Cette phase finale est la résultante d'un long processus de normalisation initié sous l'égide médiatrice d'Alger qui a déployé tous ses efforts diplomatiques pour, dans un premier temps, lancer les jalons du dialogue inter-malien en arrachant aux différentes factions armées au Nord-Mali une convergence des positions par rapport à leurs propres conflits et en direction de Bamako. Autour de la table des négociations, outre l'Union africaine et la Communauté économique des Etats d'Afrique de l'Ouest ainsi que l'Union européenne, le Niger, la France et le Nigeria, on notera la présence d'une forte délégation du gouvernement malien en face des leaders des six mouvements politico-militaires du nord du Mali. L'enjeu étant de trouver la voie d'une paix durable qui puisse résister aux changements des hommes et des systèmes. Mais pour arriver à ce début de sortie de crise, il aura fallu tout le poids persuasif de la diplomatie algérienne pour réunir des parties en conflit armé et trouver un minimum convergent pour décider tout le monde à donner une nouvelle chance à la paix au Mali.

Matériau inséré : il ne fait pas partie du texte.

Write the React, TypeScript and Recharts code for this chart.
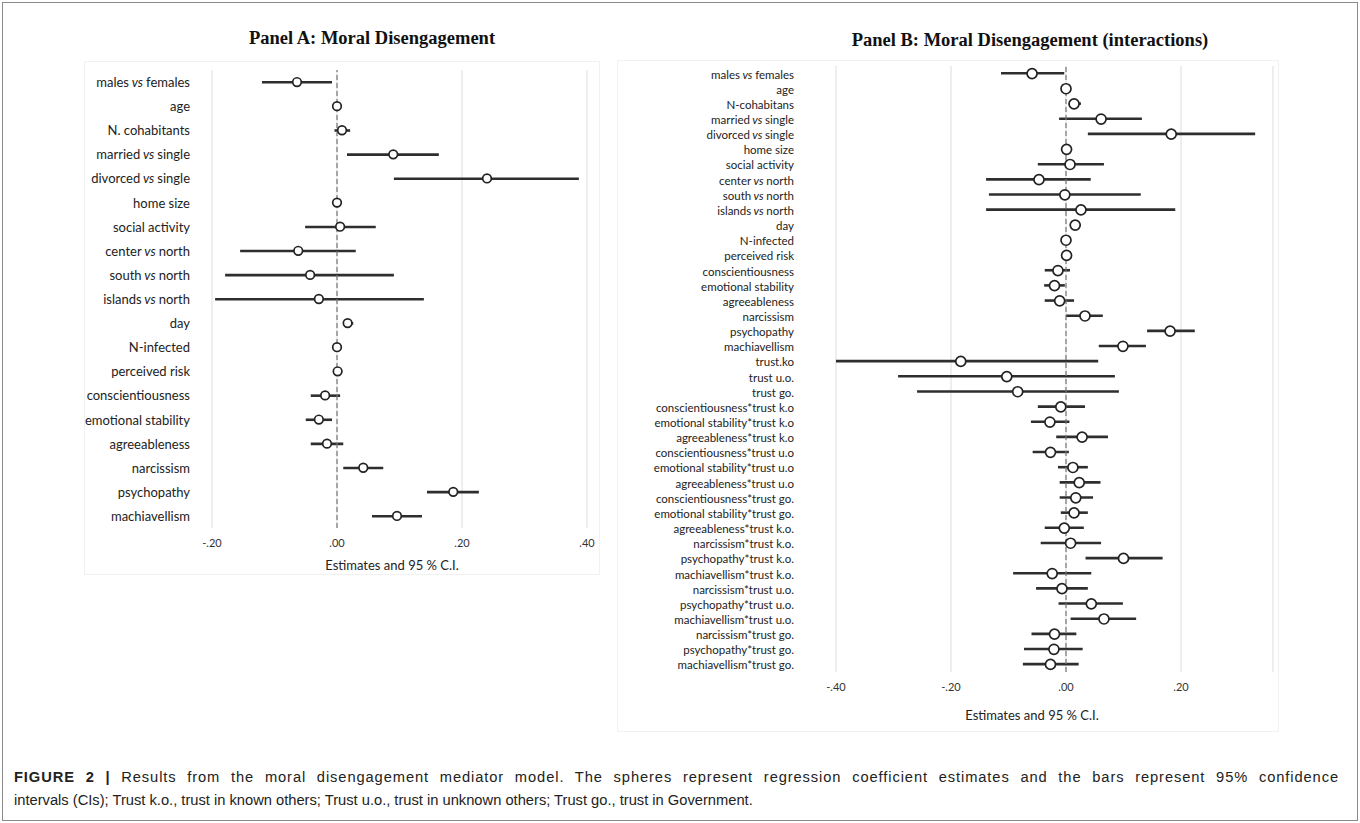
import React from "react";
import {
  ComposedChart,
  Bar,
  Line,
  XAxis,
  YAxis,
  CartesianGrid,
  ReferenceLine,
} from "recharts";

// Panel A: moral disengagement, main effects
const labelsA = [
  "males vs females",
  "age",
  "N. cohabitants",
  "married vs single",
  "divorced vs single",
  "home size",
  "social activity",
  "center vs north",
  "south vs north",
  "islands vs north",
  "day",
  "N-infected",
  "perceived risk",
  "conscientiousness",
  "emotional stability",
  "agreeableness",
  "narcissism",
  "psychopathy",
  "machiavellism",
];
const estA = [-0.064, 0, 0.008, 0.09, 0.24, 0, 0.005, -0.062, -0.043, -0.029, 0.017, 0, 0.001, -0.019, -0.029, -0.016, 0.042, 0.186, 0.096];
const loA = [-0.12, 0, -0.004, 0.016, 0.091, 0, -0.051, -0.155, -0.179, -0.195, 0.011, 0, 0, -0.042, -0.05, -0.042, 0.01, 0.144, 0.056];
const hiA = [-0.008, 0, 0.021, 0.163, 0.387, 0, 0.062, 0.03, 0.091, 0.139, 0.026, 0, 0, 0.005, -0.008, 0.01, 0.074, 0.227, 0.136];
const ticksA = [-0.2, 0, 0.2, 0.4];

// Panel B: moral disengagement with interactions
const labelsB = [
  "males vs females",
  "age",
  "N-cohabitans",
  "married vs single",
  "divorced vs single",
  "home size",
  "social activity",
  "center vs north",
  "south vs north",
  "islands vs north",
  "day",
  "N-infected",
  "perceived risk",
  "conscientiousness",
  "emotional stability",
  "agreeableness",
  "narcissism",
  "psychopathy",
  "machiavellism",
  "trust.ko",
  "trust u.o.",
  "trust go.",
  "conscientiousness*trust k.o",
  "emotional stability*trust k.o",
  "agreeableness*trust k.o",
  "conscientiousness*trust u.o",
  "emotional stability*trust u.o",
  "agreeableness*trust u.o",
  "conscientiousness*trust go.",
  "emotional stability*trust go.",
  "agreeableness*trust k.o.",
  "narcissism*trust k.o.",
  "psychopathy*trust k.o.",
  "machiavellism*trust k.o.",
  "narcissism*trust u.o.",
  "psychopathy*trust u.o.",
  "machiavellism*trust u.o.",
  "narcissism*trust go.",
  "psychopathy*trust go.",
  "machiavellism*trust go.",
];
const estB = [
  -0.059, 0, 0.014, 0.061, 0.183, 0.001, 0.007, -0.047, -0.002, 0.026,
  0.016, 0, 0.001, -0.014, -0.02, -0.011, 0.033, 0.181, 0.099, -0.183,
  -0.103, -0.084, -0.009, -0.028, 0.028, -0.027, 0.012, 0.023, 0.017, 0.014,
  -0.003, 0.008, 0.1, -0.024, -0.007, 0.044, 0.066, -0.02, -0.021, -0.027,
];
const loB = [
  -0.113, 0, 0.005, -0.012, 0.038, 0.001, -0.049, -0.139, -0.134, -0.139,
  0.016, 0, 0.001, -0.037, -0.038, -0.037, 0, 0.141, 0.057, -0.4,
  -0.292, -0.259, -0.049, -0.061, -0.017, -0.058, -0.014, -0.011, -0.011, -0.009,
  -0.037, -0.044, 0.034, -0.092, -0.052, -0.013, 0.008, -0.06, -0.073, -0.075,
];
const hiB = [
  -0.003, 0, 0.026, 0.132, 0.329, 0.001, 0.066, 0.043, 0.13, 0.19,
  0.016, 0, 0.001, 0.007, -0.002, 0.014, 0.064, 0.224, 0.139, 0.056,
  0.085, 0.092, 0.033, 0.006, 0.073, 0.005, 0.038, 0.06, 0.047, 0.038,
  0.031, 0.061, 0.168, 0.044, 0.038, 0.099, 0.122, 0.018, 0.029, 0.022,
];
const ticksB = [-0.4, -0.2, 0, 0.2];

const fmt = (v: number) =>
  v === 0 ? ".00" : (v < 0 ? "-" : "") + Math.abs(v).toFixed(2).replace(/^0/, "");

const LabelTick = (props: any) => {
  const { x, y, payload, size } = props;
  const parts = String(payload.value).split(/( vs )/);
  return (
    <text
      x={x}
      y={y}
      textAnchor="end"
      dominantBaseline="central"
      fontFamily="Lato, 'Open Sans', sans-serif"
      fontSize={size}
      fill="#222"
      style={{ whiteSpace: "pre" }}
    >
      {parts.map((p, i) =>
        p === " vs " ? (
          <tspan key={i} fontStyle="italic">{p}</tspan>
        ) : (
          <tspan key={i}>{p}</tspan>
        )
      )}
    </text>
  );
};

function ForestPanel(props: {
  labels: string[];
  est: number[];
  lo: number[];
  hi: number[];
  ticks: number[];
  domain: [number, number];
  width: number;
  height: number;
  margin: { top: number; right: number; bottom: number; left: number };
  yWidth: number;
  labelGap: number;
  labelSize: number;
  r: number;
}) {
  const data = props.labels.map((label, i) => ({
    label,
    est: props.est[i],
    ci: [props.lo[i], props.hi[i]],
  }));
  return (
    <ComposedChart
      layout="vertical"
      width={props.width}
      height={props.height}
      data={data}
      margin={props.margin}
    >
      <CartesianGrid horizontal={false} stroke="#e3e3e3" strokeWidth={1.2} />
      <XAxis
        type="number"
        domain={props.domain}
        ticks={props.ticks}
        allowDataOverflow
        axisLine={false}
        tickLine={false}
        tickSize={0}
        tickMargin={11}
        height={30}
        tickFormatter={fmt}
        tick={{ fill: "#333", fontSize: 11, fontFamily: "Lato, sans-serif" }}
      />
      <YAxis
        type="category"
        dataKey="label"
        width={props.yWidth}
        axisLine={false}
        tickLine={false}
        tickSize={0}
        tickMargin={props.labelGap}
        interval={0}
        tick={(p: any) => <LabelTick {...p} size={props.labelSize} />}
      />
      <ReferenceLine x={0} stroke="#777" strokeDasharray="5 3" strokeWidth={1.2} />
      <Bar dataKey="ci" barSize={2.6} fill="#2e2e2e" isAnimationActive={false} />
      <Line
        dataKey="est"
        stroke="none"
        isAnimationActive={false}
        dot={{ r: props.r, fill: "#fff", stroke: "#222", strokeWidth: 1.7 }}
        activeDot={false}
      />
    </ComposedChart>
  );
}

export default function App() {
  const abs = (s: React.CSSProperties): React.CSSProperties => ({ position: "absolute", ...s });
  const titleStyle: React.CSSProperties = {
    textAlign: "center",
    fontFamily: "'Liberation Serif', serif",
    fontWeight: "bold",
    fontSize: 18.5,
    lineHeight: "22px",
    color: "#111",
  };
  const axisTitle: React.CSSProperties = {
    width: 200,
    textAlign: "center",
    fontFamily: "Lato, sans-serif",
    fontSize: 13,
    lineHeight: "16px",
    color: "#222",
  };
  return (
    <div
      style={{
        position: "absolute",
        left: 0,
        top: 0,
        width: 1360,
        height: 823,
        background: "#fff",
        overflow: "hidden",
      }}
    >
      <div style={abs({ left: 2, top: 2, width: 1354, height: 817, border: "1px solid #8a8a8a" })} />
      <div style={abs({ left: 84, top: 61, width: 514, height: 512, border: "1px solid #f1f1f1" })} />
      <div style={abs({ left: 617, top: 60, width: 660, height: 670, border: "1px solid #f1f1f1" })} />

      <div style={abs({ left: 0, top: 27, width: 744, ...titleStyle })}>Panel A: Moral Disengagement</div>
      <div style={abs({ left: 700, top: 29, width: 660, ...titleStyle })}>
        Panel B: Moral Disengagement (interactions)
      </div>

      <div style={abs({ left: 0, top: 0 })}>
        <ForestPanel
          labels={labelsA}
          est={estA}
          lo={loA}
          hi={hiA}
          ticks={ticksA}
          domain={[-0.2, 0.4]}
          width={600}
          height={580}
          margin={{ top: 70, right: 13, bottom: 22, left: 12 }}
          yWidth={200}
          labelGap={22}
          labelSize={13}
          r={4.3}
        />
      </div>
      <div style={abs({ left: 600, top: 0 })}>
        <ForestPanel
          labels={labelsB}
          est={estB}
          lo={loB}
          hi={hiB}
          ticks={ticksB}
          domain={[-0.4, 0.36]}
          width={690}
          height={730}
          margin={{ top: 66, right: 17, bottom: 28, left: 10 }}
          yWidth={226}
          labelGap={42}
          labelSize={11.5}
          r={5}
        />
      </div>

      <div style={abs({ left: 292, top: 557, ...axisTitle })}>Estimates and 95 % C.I.</div>
      <div style={abs({ left: 932, top: 707, ...axisTitle })}>Estimates and 95 % C.I.</div>

      <div
        style={abs({
          left: 14,
          top: 766,
          width: 1325,
          fontFamily: "'Liberation Sans', Arial, sans-serif",
          fontSize: 14.7,
          lineHeight: "23px",
          color: "#222",
        })}
      >
        <div
          style={{
            whiteSpace: "nowrap",
            textAlign: "justify",
            textAlignLast: "justify",
            letterSpacing: "0.9px",
          }}
        >
          <b>FIGURE 2 |</b> Results from the moral disengagement mediator model. The spheres represent regression
          coefficient estimates and the bars represent 95% confidence
        </div>
        <div style={{ whiteSpace: "nowrap" }}>
          intervals (CIs); Trust k.o., trust in known others; Trust u.o., trust in unknown others; Trust go., trust in
          Government.
        </div>
      </div>
    </div>
  );
}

Pour rappel, la «Déclaration d'Alger» suivie de la signature d'une plateforme préliminaire, sous les auspices d'Alger, a scellé l'œuvre de rapprochement des points de vue et clarification des positions des mouvements dans le nord du Mali. Le document du 9 juin ou la «Déclaration d'Alger» a permis d'abord de trouver un consensus entre le Mouvement national de libération de l'Azawad (MNLA), le Mouvement arabe de l'Azawad (MAA) et le Haut conseil pour l'unité de l'Azawad (HCUA), signataires de l'accord de cessez-le-feu du 23 mai 2014, dont les relations étaient pour le moins mouvementées. Quant à la plateforme signée par les représentants du MAA, de la Coordination pour le peuple de l'Azawad (CPA) et de la Coordination des mouvements et Fronts patriotiques de résistance (CM-FPR), elle reconnaît «l'intégrité territoriale et l'unité nationale du Mali», l'une des exigences de Bamako pour dialoguer avec les groupes armés touaregs du Nord, mais également, selon les signataires, une garantie d'une prise en charge des revendications légitimes des Touaregs maliens.

C'est dire le chemin parcouru pour que le Mali renoue avec un début de pacification, une priorité pour l'Algérie afin de sécuriser une partie de ses frontières sud. Alger, qui n'a jamais cessé d'appeler au dialogue inter-malien, avant même l'opération militaire française «Serval», est consciente des enjeux sécuritaires qui pèsent sur son territoire et l'épisode du 14 août dernier à Bordj Badji Mokhtar illustre parfaitement la contamination de la région par les dissensions armées qui existent entre les Touaregs au nord du Mali. On se rappelle qu'un conflit a éclaté entre Arabes Barabiches et Touaregs Idnanes à Bordj Badji Mokhtar et des hommes du MAA et de MNLA ont pris part à ces affrontements armés avec leur lot de tués. Quatre jours plus tard, le MNLA, le HCUA et le MAA condamnent officiellement ces violences, mais le mal était déjà fait.